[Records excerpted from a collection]
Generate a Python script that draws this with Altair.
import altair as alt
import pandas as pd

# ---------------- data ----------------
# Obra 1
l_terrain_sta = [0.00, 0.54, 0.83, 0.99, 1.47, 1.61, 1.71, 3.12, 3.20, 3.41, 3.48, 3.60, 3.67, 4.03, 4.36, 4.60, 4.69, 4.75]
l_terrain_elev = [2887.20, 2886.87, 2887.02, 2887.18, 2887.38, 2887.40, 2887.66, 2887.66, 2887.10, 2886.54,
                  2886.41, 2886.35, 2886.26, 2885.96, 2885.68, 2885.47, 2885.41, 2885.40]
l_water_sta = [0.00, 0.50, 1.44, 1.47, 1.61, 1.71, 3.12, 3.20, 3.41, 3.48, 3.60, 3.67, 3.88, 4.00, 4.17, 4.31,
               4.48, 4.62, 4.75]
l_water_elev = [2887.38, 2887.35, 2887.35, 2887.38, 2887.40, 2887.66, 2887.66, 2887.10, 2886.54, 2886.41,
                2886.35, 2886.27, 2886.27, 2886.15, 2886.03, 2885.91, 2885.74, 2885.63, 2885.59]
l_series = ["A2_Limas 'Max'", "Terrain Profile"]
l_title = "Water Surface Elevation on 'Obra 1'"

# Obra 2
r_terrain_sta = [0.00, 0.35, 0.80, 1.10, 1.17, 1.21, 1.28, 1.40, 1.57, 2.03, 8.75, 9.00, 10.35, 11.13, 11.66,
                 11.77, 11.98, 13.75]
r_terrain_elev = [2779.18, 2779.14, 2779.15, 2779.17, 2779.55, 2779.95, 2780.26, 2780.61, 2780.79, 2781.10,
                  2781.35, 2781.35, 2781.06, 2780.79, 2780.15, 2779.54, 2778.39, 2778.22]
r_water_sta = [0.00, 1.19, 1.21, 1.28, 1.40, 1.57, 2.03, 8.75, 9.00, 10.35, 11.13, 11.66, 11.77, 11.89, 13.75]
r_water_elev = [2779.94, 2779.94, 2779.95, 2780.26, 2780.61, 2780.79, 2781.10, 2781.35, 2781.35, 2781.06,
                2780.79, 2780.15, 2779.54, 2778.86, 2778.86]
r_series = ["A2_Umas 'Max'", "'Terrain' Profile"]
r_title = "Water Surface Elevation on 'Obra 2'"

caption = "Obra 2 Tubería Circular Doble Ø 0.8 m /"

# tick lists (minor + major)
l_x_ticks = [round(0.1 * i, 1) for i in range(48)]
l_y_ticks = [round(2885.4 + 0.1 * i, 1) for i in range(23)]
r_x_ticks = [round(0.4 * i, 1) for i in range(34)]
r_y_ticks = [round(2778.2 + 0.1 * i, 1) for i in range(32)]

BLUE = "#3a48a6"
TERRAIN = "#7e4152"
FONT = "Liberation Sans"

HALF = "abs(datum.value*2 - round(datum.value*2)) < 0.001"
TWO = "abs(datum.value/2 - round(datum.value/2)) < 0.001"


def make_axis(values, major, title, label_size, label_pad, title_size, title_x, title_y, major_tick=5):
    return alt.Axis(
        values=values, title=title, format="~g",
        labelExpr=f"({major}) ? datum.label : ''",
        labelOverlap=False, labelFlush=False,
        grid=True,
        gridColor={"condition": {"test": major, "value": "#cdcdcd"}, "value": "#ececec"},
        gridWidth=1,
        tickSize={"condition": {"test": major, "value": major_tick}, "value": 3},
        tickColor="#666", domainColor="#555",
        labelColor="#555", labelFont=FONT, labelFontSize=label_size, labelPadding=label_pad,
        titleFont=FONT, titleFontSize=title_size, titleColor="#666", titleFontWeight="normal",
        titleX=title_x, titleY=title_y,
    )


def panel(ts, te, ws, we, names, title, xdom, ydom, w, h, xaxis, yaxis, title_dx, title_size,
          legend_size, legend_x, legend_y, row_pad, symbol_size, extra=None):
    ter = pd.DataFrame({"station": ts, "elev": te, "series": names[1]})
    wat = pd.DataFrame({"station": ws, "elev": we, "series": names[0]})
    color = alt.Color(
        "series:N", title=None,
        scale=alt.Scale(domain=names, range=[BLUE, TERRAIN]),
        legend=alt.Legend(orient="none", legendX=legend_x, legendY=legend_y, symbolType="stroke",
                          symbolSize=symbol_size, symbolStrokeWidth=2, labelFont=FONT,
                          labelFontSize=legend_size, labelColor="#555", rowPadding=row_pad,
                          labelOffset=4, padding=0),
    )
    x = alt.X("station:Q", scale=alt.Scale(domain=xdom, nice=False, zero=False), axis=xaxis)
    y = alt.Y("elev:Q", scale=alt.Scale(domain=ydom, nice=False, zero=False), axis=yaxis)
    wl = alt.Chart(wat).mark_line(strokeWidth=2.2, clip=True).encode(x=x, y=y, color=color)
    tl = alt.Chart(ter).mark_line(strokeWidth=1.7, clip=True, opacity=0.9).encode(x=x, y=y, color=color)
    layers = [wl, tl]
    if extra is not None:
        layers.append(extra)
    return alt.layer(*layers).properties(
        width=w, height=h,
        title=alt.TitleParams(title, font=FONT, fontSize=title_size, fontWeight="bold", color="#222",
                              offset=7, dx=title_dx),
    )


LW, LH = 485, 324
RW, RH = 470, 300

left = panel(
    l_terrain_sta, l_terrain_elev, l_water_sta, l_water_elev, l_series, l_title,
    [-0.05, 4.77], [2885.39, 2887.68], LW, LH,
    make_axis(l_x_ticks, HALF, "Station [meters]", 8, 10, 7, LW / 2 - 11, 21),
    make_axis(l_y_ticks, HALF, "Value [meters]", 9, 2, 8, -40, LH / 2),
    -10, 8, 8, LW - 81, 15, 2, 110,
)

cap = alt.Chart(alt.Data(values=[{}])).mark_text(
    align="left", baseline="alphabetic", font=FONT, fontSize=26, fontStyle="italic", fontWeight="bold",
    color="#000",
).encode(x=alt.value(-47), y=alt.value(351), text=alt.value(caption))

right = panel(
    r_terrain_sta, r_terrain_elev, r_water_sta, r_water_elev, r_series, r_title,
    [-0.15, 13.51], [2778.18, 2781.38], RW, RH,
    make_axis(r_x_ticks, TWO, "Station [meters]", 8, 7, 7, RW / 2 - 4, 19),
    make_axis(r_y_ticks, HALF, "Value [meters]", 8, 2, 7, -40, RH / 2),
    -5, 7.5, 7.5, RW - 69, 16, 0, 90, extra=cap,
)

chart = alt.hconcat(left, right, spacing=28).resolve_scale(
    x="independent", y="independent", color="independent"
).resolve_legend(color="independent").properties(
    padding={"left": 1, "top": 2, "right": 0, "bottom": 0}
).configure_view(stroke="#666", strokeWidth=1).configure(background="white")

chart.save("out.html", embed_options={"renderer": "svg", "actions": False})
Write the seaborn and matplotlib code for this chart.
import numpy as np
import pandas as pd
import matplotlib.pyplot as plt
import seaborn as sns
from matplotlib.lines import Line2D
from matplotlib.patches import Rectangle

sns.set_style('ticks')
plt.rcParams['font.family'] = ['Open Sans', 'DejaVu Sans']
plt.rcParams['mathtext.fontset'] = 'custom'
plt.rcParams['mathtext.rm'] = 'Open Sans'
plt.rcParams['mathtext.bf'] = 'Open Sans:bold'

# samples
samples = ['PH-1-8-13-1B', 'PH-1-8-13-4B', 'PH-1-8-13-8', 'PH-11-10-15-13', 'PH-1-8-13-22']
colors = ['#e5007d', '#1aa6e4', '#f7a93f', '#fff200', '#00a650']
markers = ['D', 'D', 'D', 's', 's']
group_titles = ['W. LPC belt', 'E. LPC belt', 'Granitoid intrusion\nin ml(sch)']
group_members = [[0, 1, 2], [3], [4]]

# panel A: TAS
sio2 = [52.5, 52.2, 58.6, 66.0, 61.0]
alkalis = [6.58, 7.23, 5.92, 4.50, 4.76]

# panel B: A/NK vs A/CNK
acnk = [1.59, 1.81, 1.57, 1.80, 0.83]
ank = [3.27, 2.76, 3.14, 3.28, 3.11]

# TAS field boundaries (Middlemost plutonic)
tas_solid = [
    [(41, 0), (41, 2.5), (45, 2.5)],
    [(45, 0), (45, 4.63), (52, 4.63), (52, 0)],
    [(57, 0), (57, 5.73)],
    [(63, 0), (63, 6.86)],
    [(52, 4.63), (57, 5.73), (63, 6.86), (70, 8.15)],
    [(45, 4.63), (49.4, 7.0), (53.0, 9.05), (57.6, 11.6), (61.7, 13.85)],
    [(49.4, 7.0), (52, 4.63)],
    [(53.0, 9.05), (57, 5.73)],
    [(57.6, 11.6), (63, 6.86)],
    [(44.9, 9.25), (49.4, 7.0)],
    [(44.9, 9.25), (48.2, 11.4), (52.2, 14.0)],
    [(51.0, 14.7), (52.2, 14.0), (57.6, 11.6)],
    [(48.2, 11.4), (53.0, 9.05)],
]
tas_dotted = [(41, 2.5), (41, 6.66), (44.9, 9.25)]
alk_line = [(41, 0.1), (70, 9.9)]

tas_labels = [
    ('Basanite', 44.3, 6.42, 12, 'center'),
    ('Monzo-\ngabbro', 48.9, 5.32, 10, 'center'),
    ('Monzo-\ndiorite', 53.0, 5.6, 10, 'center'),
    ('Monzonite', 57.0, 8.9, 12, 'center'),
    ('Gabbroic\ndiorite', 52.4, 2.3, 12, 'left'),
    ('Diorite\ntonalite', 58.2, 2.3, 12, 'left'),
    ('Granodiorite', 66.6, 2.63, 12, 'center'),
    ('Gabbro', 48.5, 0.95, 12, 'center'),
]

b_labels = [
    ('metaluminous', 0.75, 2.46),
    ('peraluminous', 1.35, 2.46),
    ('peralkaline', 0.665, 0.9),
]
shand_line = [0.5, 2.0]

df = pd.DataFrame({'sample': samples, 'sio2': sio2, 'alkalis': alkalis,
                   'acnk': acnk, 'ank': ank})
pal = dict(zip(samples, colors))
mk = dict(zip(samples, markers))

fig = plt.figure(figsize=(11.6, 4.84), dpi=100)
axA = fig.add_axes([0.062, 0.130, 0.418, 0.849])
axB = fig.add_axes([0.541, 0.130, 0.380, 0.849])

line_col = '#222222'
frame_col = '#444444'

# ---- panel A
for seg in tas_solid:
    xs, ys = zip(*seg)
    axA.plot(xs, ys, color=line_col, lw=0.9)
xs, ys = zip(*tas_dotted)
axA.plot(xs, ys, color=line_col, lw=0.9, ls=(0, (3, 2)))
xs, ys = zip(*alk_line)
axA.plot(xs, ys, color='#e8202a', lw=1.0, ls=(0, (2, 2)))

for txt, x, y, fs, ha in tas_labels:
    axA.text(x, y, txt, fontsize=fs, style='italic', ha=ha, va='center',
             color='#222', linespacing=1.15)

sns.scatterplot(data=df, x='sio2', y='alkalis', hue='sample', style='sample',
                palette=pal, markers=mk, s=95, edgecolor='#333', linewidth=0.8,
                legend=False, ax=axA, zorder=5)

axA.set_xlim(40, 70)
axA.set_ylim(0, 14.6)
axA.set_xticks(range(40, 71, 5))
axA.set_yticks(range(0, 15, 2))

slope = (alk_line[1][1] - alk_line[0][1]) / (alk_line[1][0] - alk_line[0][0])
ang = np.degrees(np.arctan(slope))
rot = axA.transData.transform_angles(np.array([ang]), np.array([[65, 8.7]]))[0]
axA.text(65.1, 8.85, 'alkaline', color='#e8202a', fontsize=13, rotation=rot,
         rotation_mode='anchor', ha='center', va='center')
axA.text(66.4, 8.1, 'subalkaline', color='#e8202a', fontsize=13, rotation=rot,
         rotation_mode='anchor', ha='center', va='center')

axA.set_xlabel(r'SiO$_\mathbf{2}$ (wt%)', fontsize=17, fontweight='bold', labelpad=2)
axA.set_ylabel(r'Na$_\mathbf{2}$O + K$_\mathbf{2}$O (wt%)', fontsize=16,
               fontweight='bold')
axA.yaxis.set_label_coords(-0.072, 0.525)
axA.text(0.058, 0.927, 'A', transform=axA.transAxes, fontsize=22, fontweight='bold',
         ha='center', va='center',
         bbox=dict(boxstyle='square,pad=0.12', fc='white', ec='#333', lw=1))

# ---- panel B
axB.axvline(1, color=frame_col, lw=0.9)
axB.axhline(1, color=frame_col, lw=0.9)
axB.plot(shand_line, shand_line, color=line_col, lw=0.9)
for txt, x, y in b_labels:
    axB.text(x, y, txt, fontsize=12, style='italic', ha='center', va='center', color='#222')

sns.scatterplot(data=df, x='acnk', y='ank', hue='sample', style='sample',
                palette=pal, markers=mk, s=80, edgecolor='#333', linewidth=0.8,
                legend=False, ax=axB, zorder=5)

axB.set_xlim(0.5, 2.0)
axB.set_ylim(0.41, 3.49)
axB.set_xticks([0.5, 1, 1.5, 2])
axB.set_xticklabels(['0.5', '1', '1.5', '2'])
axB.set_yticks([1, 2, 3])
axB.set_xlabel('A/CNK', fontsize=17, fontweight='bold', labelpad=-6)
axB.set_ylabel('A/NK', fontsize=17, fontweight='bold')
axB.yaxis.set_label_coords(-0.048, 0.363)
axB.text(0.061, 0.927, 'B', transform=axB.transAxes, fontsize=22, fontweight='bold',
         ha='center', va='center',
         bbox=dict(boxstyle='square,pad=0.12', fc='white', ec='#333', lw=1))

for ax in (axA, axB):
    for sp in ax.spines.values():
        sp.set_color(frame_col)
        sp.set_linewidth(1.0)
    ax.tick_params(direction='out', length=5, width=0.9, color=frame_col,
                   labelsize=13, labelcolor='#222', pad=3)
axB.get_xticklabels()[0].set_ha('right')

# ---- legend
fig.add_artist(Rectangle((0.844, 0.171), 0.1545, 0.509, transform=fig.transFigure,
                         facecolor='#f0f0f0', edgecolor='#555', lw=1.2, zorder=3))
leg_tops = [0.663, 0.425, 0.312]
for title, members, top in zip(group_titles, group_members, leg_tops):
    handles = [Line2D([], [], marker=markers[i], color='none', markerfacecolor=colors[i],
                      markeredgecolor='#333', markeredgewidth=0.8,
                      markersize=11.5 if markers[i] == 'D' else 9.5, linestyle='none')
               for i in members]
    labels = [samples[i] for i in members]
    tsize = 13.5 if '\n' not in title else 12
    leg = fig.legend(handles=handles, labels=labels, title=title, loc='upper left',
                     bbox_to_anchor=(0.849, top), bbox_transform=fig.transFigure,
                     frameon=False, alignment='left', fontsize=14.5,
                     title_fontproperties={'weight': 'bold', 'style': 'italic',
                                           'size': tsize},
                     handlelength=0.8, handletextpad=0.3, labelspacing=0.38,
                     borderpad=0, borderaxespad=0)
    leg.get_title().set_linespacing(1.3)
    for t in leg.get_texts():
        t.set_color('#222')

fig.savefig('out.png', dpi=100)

### Do this
From the entries above, extract only the lines running from the one containing "Write the seaborn" through the one containing "alk_line = [(41, 0.1), (70, 9.9)]", inclusive.

### Written solution
Write the seaborn and matplotlib code for this chart.
import numpy as np
import pandas as pd
import matplotlib.pyplot as plt
import seaborn as sns
from matplotlib.lines import Line2D
from matplotlib.patches import Rectangle

sns.set_style('ticks')
plt.rcParams['font.family'] = ['Open Sans', 'DejaVu Sans']
plt.rcParams['mathtext.fontset'] = 'custom'
plt.rcParams['mathtext.rm'] = 'Open Sans'
plt.rcParams['mathtext.bf'] = 'Open Sans:bold'

# samples
samples = ['PH-1-8-13-1B', 'PH-1-8-13-4B', 'PH-1-8-13-8', 'PH-11-10-15-13', 'PH-1-8-13-22']
colors = ['#e5007d', '#1aa6e4', '#f7a93f', '#fff200', '#00a650']
markers = ['D', 'D', 'D', 's', 's']
group_titles = ['W. LPC belt', 'E. LPC belt', 'Granitoid intrusion\nin ml(sch)']
group_members = [[0, 1, 2], [3], [4]]

# panel A: TAS
sio2 = [52.5, 52.2, 58.6, 66.0, 61.0]
alkalis = [6.58, 7.23, 5.92, 4.50, 4.76]

# panel B: A/NK vs A/CNK
acnk = [1.59, 1.81, 1.57, 1.80, 0.83]
ank = [3.27, 2.76, 3.14, 3.28, 3.11]

# TAS field boundaries (Middlemost plutonic)
tas_solid = [
    [(41, 0), (41, 2.5), (45, 2.5)],
    [(45, 0), (45, 4.63), (52, 4.63), (52, 0)],
    [(57, 0), (57, 5.73)],
    [(63, 0), (63, 6.86)],
    [(52, 4.63), (57, 5.73), (63, 6.86), (70, 8.15)],
    [(45, 4.63), (49.4, 7.0), (53.0, 9.05), (57.6, 11.6), (61.7, 13.85)],
    [(49.4, 7.0), (52, 4.63)],
    [(53.0, 9.05), (57, 5.73)],
    [(57.6, 11.6), (63, 6.86)],
    [(44.9, 9.25), (49.4, 7.0)],
    [(44.9, 9.25), (48.2, 11.4), (52.2, 14.0)],
    [(51.0, 14.7), (52.2, 14.0), (57.6, 11.6)],
    [(48.2, 11.4), (53.0, 9.05)],
]
tas_dotted = [(41, 2.5), (41, 6.66), (44.9, 9.25)]
alk_line = [(41, 0.1), (70, 9.9)]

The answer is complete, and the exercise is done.